I’ve always thought the long running “Multi-Account Containers” in Firefox was a better implementation of this idea than having to switch profiles and open a whole new window, when often what I need is a tab or two for a profile other than the one I’m in. You can even configure proxies to run on a per-container basis if that’s useful. But I can certainly understand wanting to better separate what your working on then just tabs with colored indicators to remind you which is which at a glance.
Those are useful but they lack the ability to have profile-specific history and bookmarks. I have a completely different set of bookmarks for Home and Work use and would never dream of mixing the two. Profiles are the only way to deal with that, but profiles are themselves difficult to work with.
Containers is not a replacement for profiles, they are completely separate use cases. Those who use multi-profile do so because they want separate bookmarks, settings, etc (e.g. personal profile vs work profile)... which containers cannot do.

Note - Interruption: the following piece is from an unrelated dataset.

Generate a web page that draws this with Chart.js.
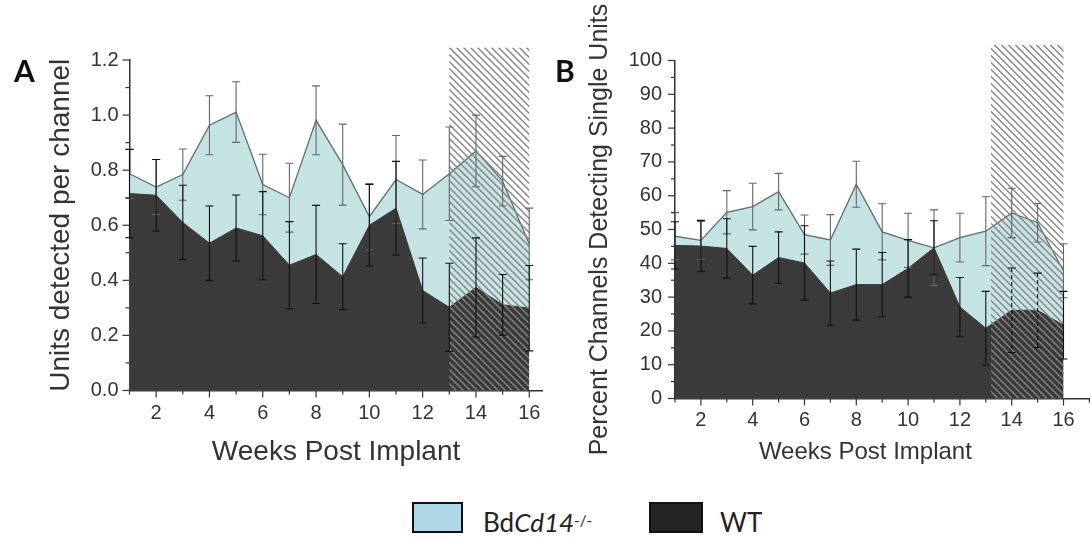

In Firefox you can go to about:profiles to easily open new windows using other profiles. I bookmark that page with a keyword for quick access. (Also see about:about for a list of other handy 'about' pages)
A more classic-style profile switcher is available via the '-P' (or '-ProfileManager') command-line switch. If FF is in your $PATH you can run:
firefox -P
The '-P' switch can also take an argument of a profile name to open it directly.
But yes, it would be nice if at least one of these options were exposed in the UI so it was more discoverable by users.
That's not user friendly or works on all OS (eg: firefox -P). There are also other issues with Firefox profiles. For example, on macOS, using different profiles mess up Firefox's icons on the dock and profiles always open behind the current Firefox window.
There's no way around this. Profile support on Firefox is bad and it's a shame because they've had them for years.